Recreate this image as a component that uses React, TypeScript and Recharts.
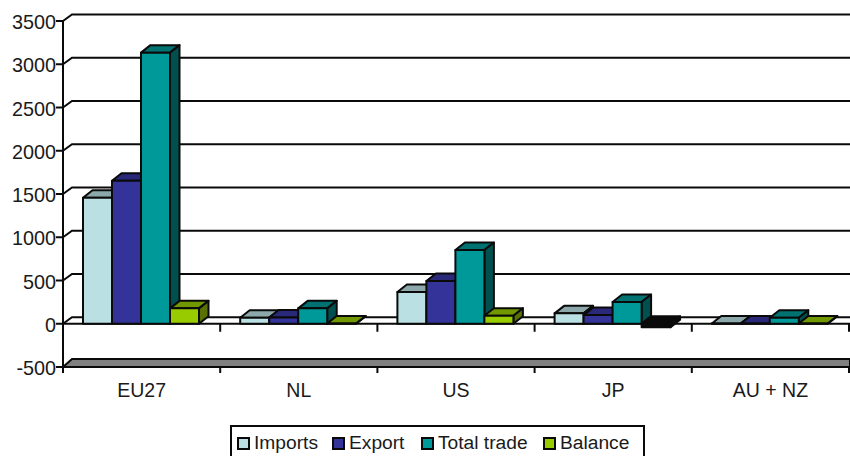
import React from 'react';
import { BarChart, Bar, XAxis, YAxis, CartesianGrid, Legend } from 'recharts';

const categories = ['EU27', 'NL', 'US', 'JP', 'AU + NZ'];
const imports = [1457, 70, 367, 120, 3];
const exportsValues = [1654, 72, 494, 100, 3];
const totalTrade = [3134, 178, 852, 251, 70];
const balance = [178, 3, 93, -40, 3];
const yTicks = [-500, 0, 500, 1000, 1500, 2000, 2500, 3000, 3500];

const seriesList = [
  { key: 'Imports', values: imports, fill: '#bbe0e3', top: '#8ca8ab', side: '#7f9a9e' },
  { key: 'Export', values: exportsValues, fill: '#333399', top: '#2a2878', side: '#1f1d5c' },
  { key: 'Total trade', values: totalTrade, fill: '#009999', top: '#007272', side: '#005050' },
  { key: 'Balance', values: balance, fill: '#99cc00', top: '#729800', side: '#5a7000' },
];

const table = categories.map((name, i) => {
  const row: Record<string, string | number> = { name };
  seriesList.forEach((s) => {
    row[s.key] = s.values[i];
  });
  return row;
});

const WIDTH = 850;
const HEIGHT = 456;
const DX = 9;
const DY = 6.5;
const BAR_DX = 9.5;
const BAR_DY = 7.5;
const FONT = '"Liberation Sans", Arial, sans-serif';
const INK = '#0a0a0a';
const TEXT = '#1a1a1a';

const bar3d = (top: string, side: string) => (props: any) => {
  const { x, y, width, height, fill, value } = props;
  const h = Math.abs(height);
  const y0 = height < 0 ? y + height : y;
  const negative = value < 0;
  const f = negative ? INK : fill;
  const t = negative ? INK : top;
  const s = negative ? INK : side;
  const sw = { stroke: INK, strokeWidth: 2, strokeLinejoin: 'round' as const };
  return (
    <g>
      <polygon
        points={`${x},${y0} ${x + BAR_DX},${y0 - BAR_DY} ${x + width + BAR_DX},${y0 - BAR_DY} ${x + width},${y0}`}
        fill={t}
        {...sw}
      />
      <polygon
        points={`${x + width},${y0} ${x + width + BAR_DX},${y0 - BAR_DY} ${x + width + BAR_DX},${y0 + h - BAR_DY} ${x + width},${y0 + h}`}
        fill={s}
        {...sw}
      />
      <rect x={x} y={y0} width={width} height={h} fill={f} {...sw} />
    </g>
  );
};

// the category ticks sit on the boundaries, on both the zero line and the floor
const boundaryTicks = (x1: number, x2: number, y: number, len: number) =>
  [0, ...categories.map((_, i) => i + 1)].map((i) => {
    const x = x1 + ((x2 - x1) * i) / categories.length;
    return <line key={i} x1={x} y1={y} x2={x} y2={y + len} stroke={INK} strokeWidth={2} />;
  });

const gridLine = (props: any) => {
  const { x1, x2, y1, index } = props;
  const value = yTicks[index];
  if (value === -500) {
    return (
      <g key={props.key}>
        <polygon
          points={`${x1},${y1} ${x1 + DX},${y1 - 8} ${x2 + 1},${y1 - 8} ${x2 + 1},${y1}`}
          fill="#808080"
          stroke={INK}
          strokeWidth={2}
        />
        {boundaryTicks(x1, x2, y1, 6)}
      </g>
    );
  }
  return (
    <g key={props.key}>
      <path
        d={`M${x1},${y1} L${x1 + DX},${y1 - DY} L${x2 + 1},${y1 - DY}`}
        fill="none"
        stroke={INK}
        strokeWidth={2}
      />
      {value === 0 && <line x1={x1} y1={y1} x2={x2 + 1} y2={y1} stroke={INK} strokeWidth={2} />}
      {value === 0 && boundaryTicks(x1, x2, y1, 8)}
    </g>
  );
};

const CategoryTick = (props: any) => {
  const { x, y, payload } = props;
  return (
    <text x={x} y={y + 22} textAnchor="middle" fontSize={19.5} fontFamily={FONT} fill={TEXT}>
      {payload.value}
    </text>
  );
};

const LegendBox = () => (
  <div
    style={{
      position: 'absolute',
      left: 230,
      top: 425,
      width: 415,
      height: 40,
      boxSizing: 'border-box',
      border: `2px solid ${INK}`,
      background: '#fff',
      fontFamily: FONT,
      fontSize: 19.2,
      color: TEXT,
      lineHeight: '32px',
    }}
  >
    {seriesList.map((s, i) => (
      <span key={s.key} style={{ position: 'absolute', left: [5, 100, 189, 311][i], top: 0, whiteSpace: 'nowrap' }}>
        <span
          style={{
            display: 'inline-block',
            width: 13,
            height: 13,
            boxSizing: 'border-box',
            border: `2px solid ${INK}`,
            background: s.fill,
            marginRight: 4,
            verticalAlign: -1,
          }}
        />
        {s.key}
      </span>
    ))}
  </div>
);

export default function App() {
  return (
    <div style={{ position: 'fixed', left: 0, top: 0, width: WIDTH, height: HEIGHT, background: '#fff', overflow: 'hidden' }}>
      <BarChart
        width={WIDTH}
        height={HEIGHT}
        data={table}
        margin={{ top: 21, right: 1, bottom: 0, left: 0 }}
        barGap={0}
        barCategoryGap={20}
      >
        <CartesianGrid horizontal={gridLine} vertical={false} />
        <XAxis
          dataKey="name"
          height={89}
          axisLine={false}
          tickLine={false}
          interval={0}
          tick={(p: any) => <CategoryTick {...p} />}
        />
        <YAxis
          width={63}
          domain={[-500, 3500]}
          ticks={yTicks}
          interval={0}
          allowDataOverflow
          stroke={INK}
          strokeWidth={2}
          tickSize={7}
          tickMargin={0}
          tick={{ fontSize: 19.8, fontFamily: FONT, fill: TEXT, strokeWidth: 0, dy: 1 }}
        />
        <Legend content={() => null} height={0} />
        {seriesList.map((s) => (
          <Bar key={s.key} dataKey={s.key} fill={s.fill} shape={bar3d(s.top, s.side)} isAnimationActive={false} />
        ))}
      </BarChart>
      <LegendBox />
    </div>
  );
}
◆ ◆ ◆ ◆
EXERCISE OBJECTIVE:
Your copy of the data should match it exactly, except that pictures are left out.

TASK OUTPUT:
Recreate this image as a component that uses React, TypeScript and Recharts.
import React from 'react';
import { BarChart, Bar, XAxis, YAxis, CartesianGrid, Legend } from 'recharts';

const categories = ['EU27', 'NL', 'US', 'JP', 'AU + NZ'];
const imports = [1457, 70, 367, 120, 3];
const exportsValues = [1654, 72, 494, 100, 3];
const totalTrade = [3134, 178, 852, 251, 70];
const balance = [178, 3, 93, -40, 3];
const yTicks = [-500, 0, 500, 1000, 1500, 2000, 2500, 3000, 3500];

const seriesList = [
  { key: 'Imports', values: imports, fill: '#bbe0e3', top: '#8ca8ab', side: '#7f9a9e' },
  { key: 'Export', values: exportsValues, fill: '#333399', top: '#2a2878', side: '#1f1d5c' },
  { key: 'Total trade', values: totalTrade, fill: '#009999', top: '#007272', side: '#005050' },
  { key: 'Balance', values: balance, fill: '#99cc00', top: '#729800', side: '#5a7000' },
];

const table = categories.map((name, i) => {
  const row: Record<string, string | number> = { name };
  seriesList.forEach((s) => {
    row[s.key] = s.values[i];
  });
  return row;
});

const WIDTH = 850;
const HEIGHT = 456;
const DX = 9;
const DY = 6.5;
const BAR_DX = 9.5;
const BAR_DY = 7.5;
const FONT = '"Liberation Sans", Arial, sans-serif';
const INK = '#0a0a0a';
const TEXT = '#1a1a1a';

const bar3d = (top: string, side: string) => (props: any) => {
  const { x, y, width, height, fill, value } = props;
  const h = Math.abs(height);
  const y0 = height < 0 ? y + height : y;
  const negative = value < 0;
  const f = negative ? INK : fill;
  const t = negative ? INK : top;
  const s = negative ? INK : side;
  const sw = { stroke: INK, strokeWidth: 2, strokeLinejoin: 'round' as const };
  return (
    <g>
      <polygon
        points={`${x},${y0} ${x + BAR_DX},${y0 - BAR_DY} ${x + width + BAR_DX},${y0 - BAR_DY} ${x + width},${y0}`}
        fill={t}
        {...sw}
      />
      <polygon
        points={`${x + width},${y0} ${x + width + BAR_DX},${y0 - BAR_DY} ${x + width + BAR_DX},${y0 + h - BAR_DY} ${x + width},${y0 + h}`}
        fill={s}
        {...sw}
      />
      <rect x={x} y={y0} width={width} height={h} fill={f} {...sw} />
    </g>
  );
};

// the category ticks sit on the boundaries, on both the zero line and the floor
const boundaryTicks = (x1: number, x2: number, y: number, len: number) =>
  [0, ...categories.map((_, i) => i + 1)].map((i) => {
    const x = x1 + ((x2 - x1) * i) / categories.length;
    return <line key={i} x1={x} y1={y} x2={x} y2={y + len} stroke={INK} strokeWidth={2} />;
  });

const gridLine = (props: any) => {
  const { x1, x2, y1, index } = props;
  const value = yTicks[index];
  if (value === -500) {
    return (
      <g key={props.key}>
        <polygon
          points={`${x1},${y1} ${x1 + DX},${y1 - 8} ${x2 + 1},${y1 - 8} ${x2 + 1},${y1}`}
          fill="#808080"
          stroke={INK}
          strokeWidth={2}
        />
        {boundaryTicks(x1, x2, y1, 6)}
      </g>
    );
  }
  return (
    <g key={props.key}>
      <path
        d={`M${x1},${y1} L${x1 + DX},${y1 - DY} L${x2 + 1},${y1 - DY}`}
        fill="none"
        stroke={INK}
        strokeWidth={2}
      />
      {value === 0 && <line x1={x1} y1={y1} x2={x2 + 1} y2={y1} stroke={INK} strokeWidth={2} />}
      {value === 0 && boundaryTicks(x1, x2, y1, 8)}
    </g>
  );
};

const CategoryTick = (props: any) => {
  const { x, y, payload } = props;
  return (
    <text x={x} y={y + 22} textAnchor="middle" fontSize={19.5} fontFamily={FONT} fill={TEXT}>
      {payload.value}
    </text>
  );
};

const LegendBox = () => (
  <div
    style={{
      position: 'absolute',
      left: 230,
      top: 425,
      width: 415,
      height: 40,
      boxSizing: 'border-box',
      border: `2px solid ${INK}`,
      background: '#fff',
      fontFamily: FONT,
      fontSize: 19.2,
      color: TEXT,
      lineHeight: '32px',
    }}
  >
    {seriesList.map((s, i) => (
      <span key={s.key} style={{ position: 'absolute', left: [5, 100, 189, 311][i], top: 0, whiteSpace: 'nowrap' }}>
        <span
          style={{
            display: 'inline-block',
            width: 13,
            height: 13,
            boxSizing: 'border-box',
            border: `2px solid ${INK}`,
            background: s.fill,
            marginRight: 4,
            verticalAlign: -1,
          }}
        />
        {s.key}
      </span>
    ))}
  </div>
);

export default function App() {
  return (
    <div style={{ position: 'fixed', left: 0, top: 0, width: WIDTH, height: HEIGHT, background: '#fff', overflow: 'hidden' }}>
      <BarChart
        width={WIDTH}
        height={HEIGHT}
        data={table}
        margin={{ top: 21, right: 1, bottom: 0, left: 0 }}
        barGap={0}
        barCategoryGap={20}
      >
        <CartesianGrid horizontal={gridLine} vertical={false} />
        <XAxis
          dataKey="name"
          height={89}
          axisLine={false}
          tickLine={false}
          interval={0}
          tick={(p: any) => <CategoryTick {...p} />}
        />
        <YAxis
          width={63}
          domain={[-500, 3500]}
          ticks={yTicks}
          interval={0}
          allowDataOverflow
          stroke={INK}
          strokeWidth={2}
          tickSize={7}
          tickMargin={0}
          tick={{ fontSize: 19.8, fontFamily: FONT, fill: TEXT, strokeWidth: 0, dy: 1 }}
        />
        <Legend content={() => null} height={0} />
        {seriesList.map((s) => (
          <Bar key={s.key} dataKey={s.key} fill={s.fill} shape={bar3d(s.top, s.side)} isAnimationActive={false} />
        ))}
      </BarChart>
      <LegendBox />
    </div>
  );
}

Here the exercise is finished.